** BEGIN RECORDED DATA **

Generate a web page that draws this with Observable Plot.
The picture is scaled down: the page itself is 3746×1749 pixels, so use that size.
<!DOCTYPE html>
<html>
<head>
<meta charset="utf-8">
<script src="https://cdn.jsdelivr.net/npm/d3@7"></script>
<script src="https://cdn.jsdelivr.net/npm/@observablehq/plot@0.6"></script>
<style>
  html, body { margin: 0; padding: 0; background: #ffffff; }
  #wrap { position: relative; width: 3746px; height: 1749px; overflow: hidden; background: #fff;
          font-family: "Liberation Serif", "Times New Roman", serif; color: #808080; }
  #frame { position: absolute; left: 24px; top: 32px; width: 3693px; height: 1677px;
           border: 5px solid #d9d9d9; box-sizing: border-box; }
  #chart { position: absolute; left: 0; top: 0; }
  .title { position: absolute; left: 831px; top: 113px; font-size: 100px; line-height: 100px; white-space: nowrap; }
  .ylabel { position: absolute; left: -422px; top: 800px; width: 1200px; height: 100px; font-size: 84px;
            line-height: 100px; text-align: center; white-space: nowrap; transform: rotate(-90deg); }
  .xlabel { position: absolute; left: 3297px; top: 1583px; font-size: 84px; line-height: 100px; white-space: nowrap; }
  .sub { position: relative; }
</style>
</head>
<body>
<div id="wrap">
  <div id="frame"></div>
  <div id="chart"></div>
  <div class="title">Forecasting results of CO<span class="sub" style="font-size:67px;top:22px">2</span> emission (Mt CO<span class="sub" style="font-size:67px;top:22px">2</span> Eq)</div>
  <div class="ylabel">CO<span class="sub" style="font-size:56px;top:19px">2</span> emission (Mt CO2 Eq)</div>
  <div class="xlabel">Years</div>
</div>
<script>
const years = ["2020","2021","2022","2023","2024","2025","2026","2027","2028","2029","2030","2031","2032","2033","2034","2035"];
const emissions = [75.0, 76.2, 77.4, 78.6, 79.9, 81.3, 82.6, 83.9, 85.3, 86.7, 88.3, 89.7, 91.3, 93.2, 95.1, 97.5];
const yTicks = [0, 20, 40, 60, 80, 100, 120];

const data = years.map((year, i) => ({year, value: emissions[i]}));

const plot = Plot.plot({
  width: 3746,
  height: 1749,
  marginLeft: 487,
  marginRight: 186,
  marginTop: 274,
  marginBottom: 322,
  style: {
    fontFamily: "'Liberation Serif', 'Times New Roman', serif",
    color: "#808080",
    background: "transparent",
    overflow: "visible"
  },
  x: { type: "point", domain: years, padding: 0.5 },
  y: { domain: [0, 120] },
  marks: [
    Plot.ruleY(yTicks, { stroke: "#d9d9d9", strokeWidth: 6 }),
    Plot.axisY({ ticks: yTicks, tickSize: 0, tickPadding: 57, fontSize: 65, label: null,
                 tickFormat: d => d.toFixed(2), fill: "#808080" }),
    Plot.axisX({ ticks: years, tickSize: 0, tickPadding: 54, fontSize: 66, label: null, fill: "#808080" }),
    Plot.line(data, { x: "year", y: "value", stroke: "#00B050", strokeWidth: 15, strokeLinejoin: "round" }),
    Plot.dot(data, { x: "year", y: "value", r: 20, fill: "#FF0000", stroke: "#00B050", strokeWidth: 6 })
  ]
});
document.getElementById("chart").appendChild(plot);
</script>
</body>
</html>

** END RECORDED DATA **

* [EXERCISE AIM] Look for lines containing the string "that" and copy them all.

* [RIGHT ANSWER]
Generate a web page that draws this with Observable Plot.
The picture is scaled down: the page itself is 3746×1749 pixels, so use that size.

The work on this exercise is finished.